◆ Exercise objective
Reproduce all the entries exactly.

◆ Input material
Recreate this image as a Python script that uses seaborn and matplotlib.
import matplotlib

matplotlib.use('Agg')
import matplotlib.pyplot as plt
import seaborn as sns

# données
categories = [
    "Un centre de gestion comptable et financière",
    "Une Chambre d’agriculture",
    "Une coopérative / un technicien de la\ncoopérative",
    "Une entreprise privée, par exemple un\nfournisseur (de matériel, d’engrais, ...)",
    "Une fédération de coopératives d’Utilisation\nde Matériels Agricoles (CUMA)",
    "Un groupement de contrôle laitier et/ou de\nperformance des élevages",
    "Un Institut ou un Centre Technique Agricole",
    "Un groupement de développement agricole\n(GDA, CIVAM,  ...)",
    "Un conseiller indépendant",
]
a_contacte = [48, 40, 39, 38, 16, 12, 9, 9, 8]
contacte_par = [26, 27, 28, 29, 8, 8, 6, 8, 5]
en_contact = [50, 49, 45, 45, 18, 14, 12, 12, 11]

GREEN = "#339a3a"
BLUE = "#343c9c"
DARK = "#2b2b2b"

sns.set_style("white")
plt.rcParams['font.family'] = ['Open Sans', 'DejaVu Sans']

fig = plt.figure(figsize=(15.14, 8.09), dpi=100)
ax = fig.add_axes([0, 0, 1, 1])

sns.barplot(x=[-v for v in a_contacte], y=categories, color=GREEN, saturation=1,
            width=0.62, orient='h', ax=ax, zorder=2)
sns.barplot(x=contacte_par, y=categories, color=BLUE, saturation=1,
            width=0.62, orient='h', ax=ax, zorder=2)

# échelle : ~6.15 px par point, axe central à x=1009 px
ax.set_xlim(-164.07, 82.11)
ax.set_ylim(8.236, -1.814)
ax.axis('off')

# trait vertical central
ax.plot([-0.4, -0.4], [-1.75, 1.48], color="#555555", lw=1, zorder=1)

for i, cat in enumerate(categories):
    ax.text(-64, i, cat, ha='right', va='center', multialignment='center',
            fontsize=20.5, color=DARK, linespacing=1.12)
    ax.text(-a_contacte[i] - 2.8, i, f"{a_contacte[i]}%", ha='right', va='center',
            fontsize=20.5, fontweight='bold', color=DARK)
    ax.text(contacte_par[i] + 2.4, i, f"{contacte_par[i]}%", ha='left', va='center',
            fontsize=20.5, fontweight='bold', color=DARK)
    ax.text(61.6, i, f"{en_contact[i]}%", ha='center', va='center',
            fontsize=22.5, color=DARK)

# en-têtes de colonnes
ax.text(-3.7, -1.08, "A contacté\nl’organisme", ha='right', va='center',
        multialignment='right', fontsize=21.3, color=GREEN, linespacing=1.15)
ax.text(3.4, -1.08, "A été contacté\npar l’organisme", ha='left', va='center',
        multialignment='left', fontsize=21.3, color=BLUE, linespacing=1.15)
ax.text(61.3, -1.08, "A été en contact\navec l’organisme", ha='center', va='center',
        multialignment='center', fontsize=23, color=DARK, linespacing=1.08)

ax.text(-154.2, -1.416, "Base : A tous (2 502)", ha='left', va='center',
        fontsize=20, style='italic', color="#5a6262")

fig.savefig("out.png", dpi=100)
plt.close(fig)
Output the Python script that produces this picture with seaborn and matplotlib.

◆ Written response
Recreate this image as a Python script that uses seaborn and matplotlib.
import matplotlib

matplotlib.use('Agg')
import matplotlib.pyplot as plt
import seaborn as sns

# données
categories = [
    "Un centre de gestion comptable et financière",
    "Une Chambre d’agriculture",
    "Une coopérative / un technicien de la\ncoopérative",
    "Une entreprise privée, par exemple un\nfournisseur (de matériel, d’engrais, ...)",
    "Une fédération de coopératives d’Utilisation\nde Matériels Agricoles (CUMA)",
    "Un groupement de contrôle laitier et/ou de\nperformance des élevages",
    "Un Institut ou un Centre Technique Agricole",
    "Un groupement de développement agricole\n(GDA, CIVAM,  ...)",
    "Un conseiller indépendant",
]
a_contacte = [48, 40, 39, 38, 16, 12, 9, 9, 8]
contacte_par = [26, 27, 28, 29, 8, 8, 6, 8, 5]
en_contact = [50, 49, 45, 45, 18, 14, 12, 12, 11]

GREEN = "#339a3a"
BLUE = "#343c9c"
DARK = "#2b2b2b"

sns.set_style("white")
plt.rcParams['font.family'] = ['Open Sans', 'DejaVu Sans']

fig = plt.figure(figsize=(15.14, 8.09), dpi=100)
ax = fig.add_axes([0, 0, 1, 1])

sns.barplot(x=[-v for v in a_contacte], y=categories, color=GREEN, saturation=1,
            width=0.62, orient='h', ax=ax, zorder=2)
sns.barplot(x=contacte_par, y=categories, color=BLUE, saturation=1,
            width=0.62, orient='h', ax=ax, zorder=2)

# échelle : ~6.15 px par point, axe central à x=1009 px
ax.set_xlim(-164.07, 82.11)
ax.set_ylim(8.236, -1.814)
ax.axis('off')

# trait vertical central
ax.plot([-0.4, -0.4], [-1.75, 1.48], color="#555555", lw=1, zorder=1)

for i, cat in enumerate(categories):
    ax.text(-64, i, cat, ha='right', va='center', multialignment='center',
            fontsize=20.5, color=DARK, linespacing=1.12)
    ax.text(-a_contacte[i] - 2.8, i, f"{a_contacte[i]}%", ha='right', va='center',
            fontsize=20.5, fontweight='bold', color=DARK)
    ax.text(contacte_par[i] + 2.4, i, f"{contacte_par[i]}%", ha='left', va='center',
            fontsize=20.5, fontweight='bold', color=DARK)
    ax.text(61.6, i, f"{en_contact[i]}%", ha='center', va='center',
            fontsize=22.5, color=DARK)

# en-têtes de colonnes
ax.text(-3.7, -1.08, "A contacté\nl’organisme", ha='right', va='center',
        multialignment='right', fontsize=21.3, color=GREEN, linespacing=1.15)
ax.text(3.4, -1.08, "A été contacté\npar l’organisme", ha='left', va='center',
        multialignment='left', fontsize=21.3, color=BLUE, linespacing=1.15)
ax.text(61.3, -1.08, "A été en contact\navec l’organisme", ha='center', va='center',
        multialignment='center', fontsize=23, color=DARK, linespacing=1.08)

ax.text(-154.2, -1.416, "Base : A tous (2 502)", ha='left', va='center',
        fontsize=20, style='italic', color="#5a6262")

fig.savefig("out.png", dpi=100)
plt.close(fig)
Output the Python script that produces this picture with seaborn and matplotlib.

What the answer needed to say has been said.